Bernie Sanders wins Nevada caucuses


Caitlin Yamada/ Iowa State Daily

Sen. Bernie Sanders speaks to supporters Feb. 3 in Des Moines after the Iowa Democratic caucuses.

Kylee Haueter

Democratic caucusgoers turned out Saturday across the state of Nevada to show their support for their favored presidential candidates, and with just 4 percent of precincts reporting late Saturday, Sen. Bernie Sanders’ lead was strong enough. He was projected as the winner by the Associated Press (AP) and several television networks.

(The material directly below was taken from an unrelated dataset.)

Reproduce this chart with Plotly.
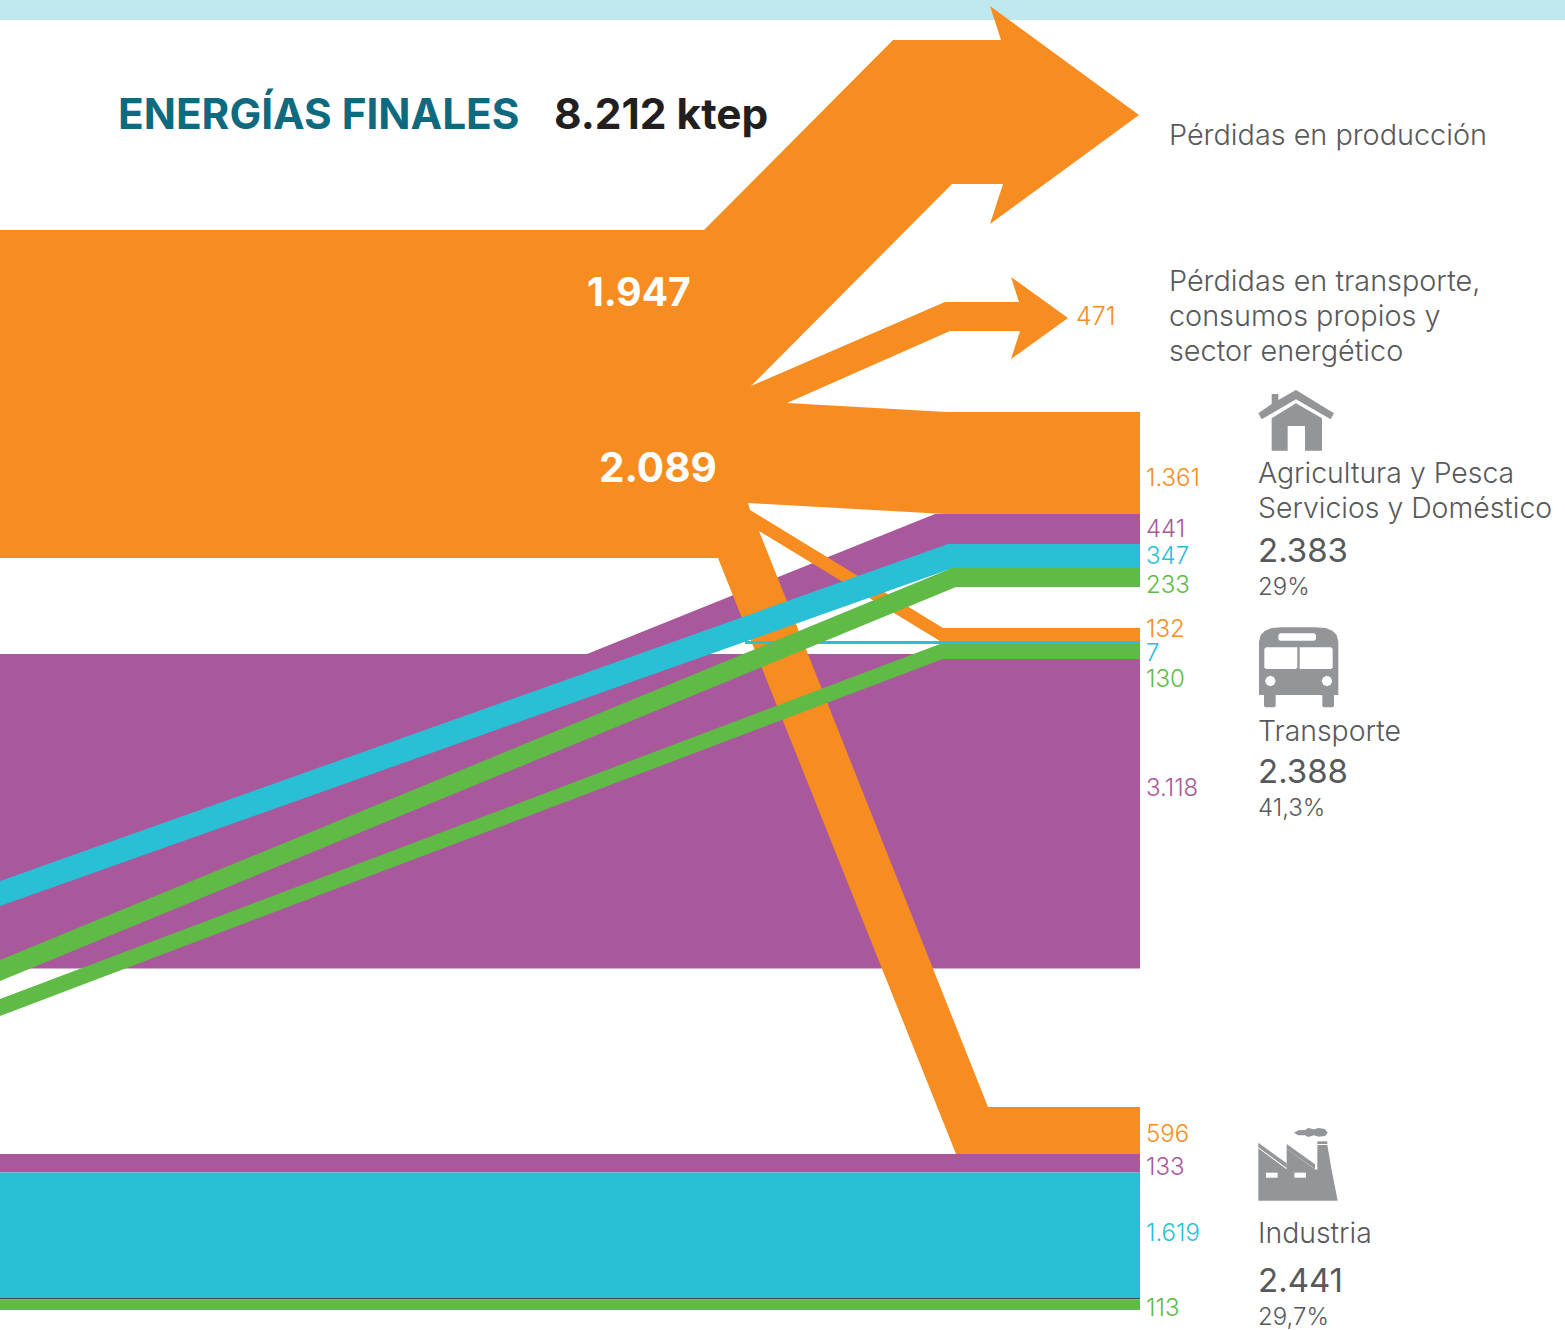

“These wins are thanks to the millions of hours put in by millions of supporters, volunteers, campaign workers and the donations of working people,” said Araceli Lopez Valdivia, president of Students for Bernie at Iowa State. “Bernie is going up against not only candidates [and] different super-PACs, but he has the revolution behind him.”

Sanders is currently locked in a tight race for victory in the Iowa Democratic caucuses that took place Feb. 3. The Sanders campaign and Pete Buttigieg’s campaign have requested a partial recount in that race that the Iowa Democratic Party has since approved.

The unwavering support from workers that came together to make this campaign possible is proof that Sanders fulfills his promises, especially when it comes to taking on big money, Lopez Valdivia said.

“It is honestly an honor to be a part of this historical movement and to support a candidate who walks the talk when it comes to political action,” Lopez Valdivia said. “Sanders, his campaign and his supporters are unstoppable — money can’t stand against the enthusiasm and love that is behind this work.”

As of 7 p.m. Saturday, the AP and various television networks projected Sanders as the winner of the Nevada caucuses.

Sanders’ campaign also sent out an announcement claiming victory.

Sanders’ campaign manager Faiz Shakir said in an email to supporters that they won the Nevada caucus and that they won “BIG.” 

“And we did it despite taking on not only every other campaign, but six different super PACs spending big to defeat us,” Shakir said in the email. “There was so much money pouring in to stop us and we won. Together.”

Sanders’ win was significant. With 60 percent of precincts reporting Sanders, 46 percent of the county convention delegates were used to determine a victor, with former Vice President Joe Biden a distant second at 19.6 percent.

This outcome is an improvement for Biden, who had a poor showing in both Iowa’s caucuses and the New Hampshire primary, placing fourth and fifth, respectively.

The next state to vote in the 2020 Democratic primary process is South Carolina, which has a primary scheduled to take place Saturday.